Neither Adams’ lawyer nor the Attorney General decided there was a conflict that would warrant Adams walking off the job. But Adams decided differently.

“I did not believe that the appearance of a conflict of interest would go away,” he said. “I chose to leave my job. That’s how I deal with conflicts.”

In April, the Maine Center for Public Interest Reporting reported that Adams received an equity stake in First Wind — which the company said has no value — in April 2008, in advance of his May departure from the public utilities commission.

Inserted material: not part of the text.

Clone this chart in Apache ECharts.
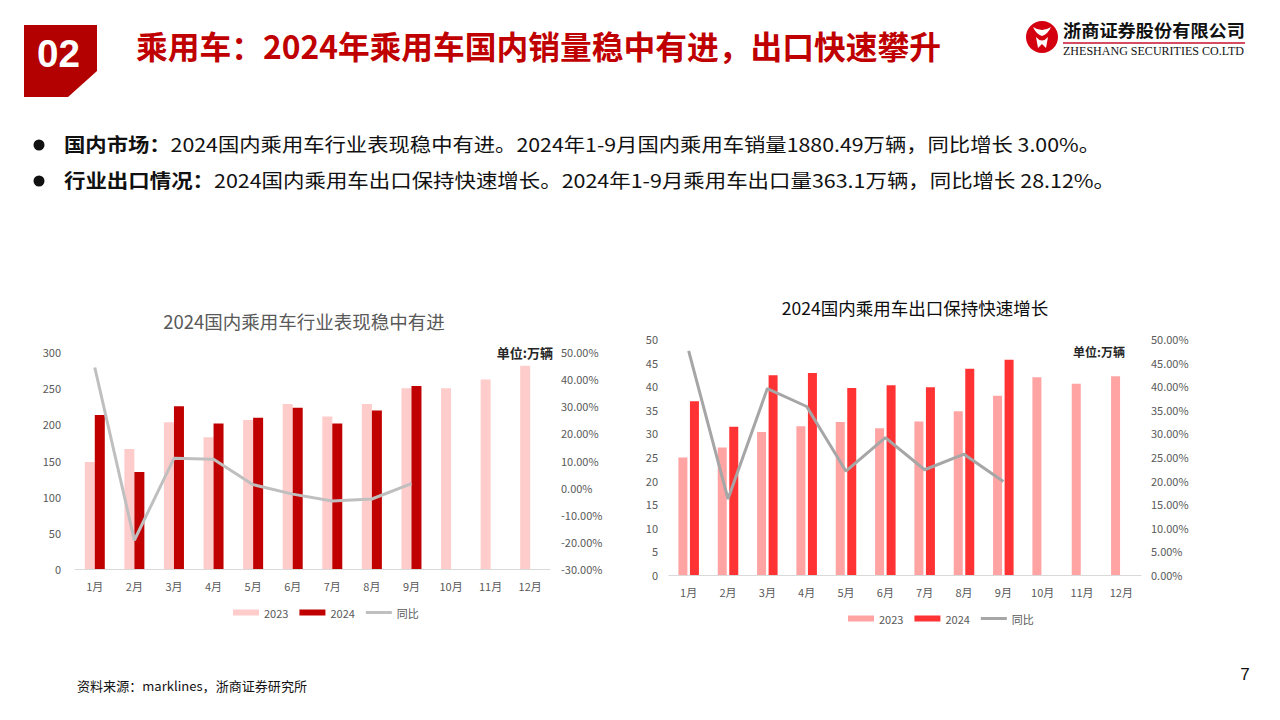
<!DOCTYPE html>
<html>
<head>
<meta charset="utf-8">
<script src="https://cdn.jsdelivr.net/npm/echarts@6/dist/echarts.min.js"></script>
<style>
html,body{margin:0;padding:0;background:#fff;}
#page{position:relative;width:1280px;height:720px;overflow:hidden;background:#fff;font-family:"Noto Sans CJK SC","Noto Sans",sans-serif;}
#hdr{position:absolute;left:0;top:0;}
#chartA{position:absolute;left:0;top:280px;width:640px;height:360px;}
#chartB{position:absolute;left:630px;top:280px;width:650px;height:360px;}
</style>
</head>
<body>
<div id="page">
<svg id="hdr" width="1280" height="720" xmlns="http://www.w3.org/2000/svg" font-family="Noto Sans CJK SC, Noto Sans, sans-serif">
  <polygon points="24,25 97,25 97,71 68,97 24,97" fill="#B30000"/>
  <text x="37" y="67" font-size="38" font-weight="bold" fill="#fff" textLength="43" lengthAdjust="spacingAndGlyphs" font-family="Liberation Sans, Arial, sans-serif">02</text>
  <text x="136" y="59" font-size="32" font-weight="bold" fill="#C00000" textLength="805" lengthAdjust="spacingAndGlyphs">乘用车：2024年乘用车国内销量稳中有进，出口快速攀升</text>
  <!-- logo -->
  <circle cx="1042" cy="37" r="16" fill="#D40010"/>
  <path d="M1033 27 Q1042 33 1051 27 Q1048 34 1042 36 Q1036 34 1033 27 Z" fill="#fff"/>
  <path d="M1036 37 Q1042 44 1048 37 L1046 48 L1042 44 L1038 48 Z" fill="#fff"/>
  <text x="1063" y="37" font-size="17" font-weight="bold" fill="#111" textLength="182" lengthAdjust="spacingAndGlyphs">浙商证券股份有限公司</text>
  <line x1="1063" y1="43" x2="1245" y2="43" stroke="#C8102E" stroke-width="1.5"/>
  <text x="1063" y="55" font-size="12" fill="#111" textLength="181" lengthAdjust="spacingAndGlyphs" font-family="Liberation Serif, serif">ZHESHANG SECURITIES CO.LTD</text>
  <!-- bullets -->
  <circle cx="39" cy="145" r="5.5" fill="#111"/>
  <circle cx="39" cy="181" r="5.5" fill="#111"/>
  <text x="64" y="152" font-size="19" fill="#111" textLength="1036" lengthAdjust="spacingAndGlyphs"><tspan font-weight="bold">国内市场：</tspan>2024国内乘用车行业表现稳中有进。2024年1-9月国内乘用车销量1880.49万辆，同比增长 3.00%。</text>
  <text x="64" y="188" font-size="19" fill="#111" textLength="1051" lengthAdjust="spacingAndGlyphs"><tspan font-weight="bold">行业出口情况：</tspan>2024国内乘用车出口保持快速增长。2024年1-9月乘用车出口量363.1万辆，同比增长 28.12%。</text>
  <!-- footer -->
  <text x="77" y="691" font-size="13" fill="#111" textLength="230" lengthAdjust="spacingAndGlyphs">资料来源：marklines，浙商证券研究所</text>
  <text x="1245" y="680" font-size="17" fill="#111" text-anchor="middle" font-family="Liberation Sans, Arial, sans-serif">7</text>
</svg>
<div id="chartA"></div>
<div id="chartB"></div>
</div>
<script>
// ---- data ----
var months = ['1月','2月','3月','4月','5月','6月','7月','8月','9月','10月','11月','12月'];
var seriesNames = ['2023','2024','同比'];

var domTitle = '2024国内乘用车行业表现稳中有进';
var dom2023 = [148,166,203,182,206,228,211,228,250,250,262,281];
var dom2024 = [213,134,225,201,209,223,201,219,253];
var domYoY  = [44.3,-19.4,10.8,10.5,1.1,-2.4,-4.9,-4.2,1.5];

var expTitle = '2024国内乘用车出口保持快速增长';
var exp2023 = [24.9,27.0,30.3,31.5,32.4,31.1,32.5,34.7,38.0,41.9,40.5,42.1];
var exp2024 = [36.8,31.4,42.3,42.8,39.6,40.2,39.8,43.7,45.6];
var expYoY  = [47.5,16.1,39.5,35.7,22.0,29.1,22.3,25.6,19.8];

var unitLabel = '单位:万辆';

var FONT = '"Noto Sans CJK SC","Noto Sans",sans-serif';
var LBL = '#595959';

function pct(v){ return v.toFixed(2) + '%'; }

function build(cfg){
  return {
    animation: false,
    textStyle: {fontFamily: FONT},
    graphic: [
      {type:'text', x: cfg.titleX, y: cfg.titleY,
        style:{text: cfg.title, fill: cfg.titleColor, font: cfg.titleFont + ' ' + FONT, textAlign:'center', textVerticalAlign:'middle'}},
      {type:'text', x: cfg.unitX, y: cfg.unitY,
        style:{text: unitLabel, fill:'#262626', font: 'bold ' + cfg.unitSize + 'px ' + FONT, textAlign: cfg.unitAlign, textVerticalAlign:'middle'}}
    ],
    legend: {
      left: cfg.legendLeft, top: cfg.legendTop, padding: 0,
      itemWidth: 26, itemHeight: 6, itemGap: 11,
      textStyle: {color: LBL, fontSize: 11, fontFamily: FONT},
      data: [
        {name: seriesNames[0], icon:'rect'},
        {name: seriesNames[1], icon:'rect'},
        {name: seriesNames[2], icon:'path://M0,0 L26,0 L26,3 L0,3 Z'}
      ]
    },
    grid: {left: cfg.gridLeft, top: cfg.gridTop, width: cfg.gridW, height: cfg.gridH},
    xAxis: {
      type:'category', data: months,
      axisLine:{lineStyle:{color:'#D9D9D9', width:1}},
      axisTick:{show:false},
      axisLabel:{color: LBL, fontSize: 11, margin: 11}
    },
    yAxis: [
      {type:'value', min: cfg.lMin, max: cfg.lMax, interval: cfg.lInt,
        axisLine:{show:false}, axisTick:{show:false}, splitLine:{show:false},
        axisLabel:{color: LBL, fontSize: 11, margin: cfg.lMargin}},
      {type:'value', min: cfg.rMin, max: cfg.rMax, interval: cfg.rInt,
        axisLine:{show:false}, axisTick:{show:false}, splitLine:{show:false},
        axisLabel:{color: LBL, fontSize: 11, margin: cfg.rMargin, formatter: pct}}
    ],
    series: [
      {name: seriesNames[0], type:'bar', data: cfg.d23, barWidth: cfg.barW, barGap: cfg.barGap,
        itemStyle:{color: cfg.c23}},
      {name: seriesNames[1], type:'bar', data: cfg.d24, barWidth: cfg.barW, barGap: cfg.barGap,
        itemStyle:{color: cfg.c24}},
      {name: seriesNames[2], type:'line', yAxisIndex: 1, data: cfg.yoy, symbol:'none',
        lineStyle:{color: cfg.cLine, width: 3}, itemStyle:{color: cfg.cLine}, z: 5}
    ]
  };
}

var chartA = echarts.init(document.getElementById('chartA'), null, {renderer:'svg'});
chartA.setOption(build({
  title: domTitle, titleColor:'#595959', titleFont:'18.5px', titleX: 304, titleY: 41,
  unitX: 553, unitY: 72, unitAlign:'right', unitSize: 13,
  legendLeft: 233, legendTop: 327,
  gridLeft: 75, gridTop: 72, gridW: 475, gridH: 217,
  lMin: 0, lMax: 300, lInt: 50, lMargin: 14,
  rMin: -30, rMax: 50, rInt: 10, rMargin: 11,
  d23: dom2023, d24: dom2024, yoy: domYoY,
  barW: 10, barGap: '0%',
  c23:'#FFCCCC', c24:'#C00000', cLine:'#BFBFBF'
}));

var chartB = echarts.init(document.getElementById('chartB'), null, {renderer:'svg'});
chartB.setOption(build({
  title: expTitle, titleColor:'#0D0D0D', titleFont:'17.5px', titleX: 285, titleY: 27,
  unitX: 443, unitY: 71, unitAlign:'left', unitSize: 12,
  legendLeft: 218, legendTop: 333,
  gridLeft: 39, gridTop: 59, gridW: 472, gridH: 236,
  lMin: 0, lMax: 50, lInt: 5, lMargin: 11,
  rMin: 0, rMax: 50, rInt: 5, rMargin: 10,
  d23: exp2023, d24: exp2024, yoy: expYoY,
  barW: 9, barGap: '28%',
  c23:'#FFA3A3', c24:'#FF3333', cLine:'#A6A6A6'
}));
</script>
</body>
</html>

Further, Adams had begun recusing himself from First Wind-related matters in 2007. An investigation by the Attorney General’s office last month found Adams violated no laws by accepting a job offer and First Wind equity while still on the state payroll.

Since leaving the PUC, Adams hasn’t dealt with the body on First Wind’s behalf in an effort to avoid conflicts, said Faith Huntington, director of the commission’s electric and gas division.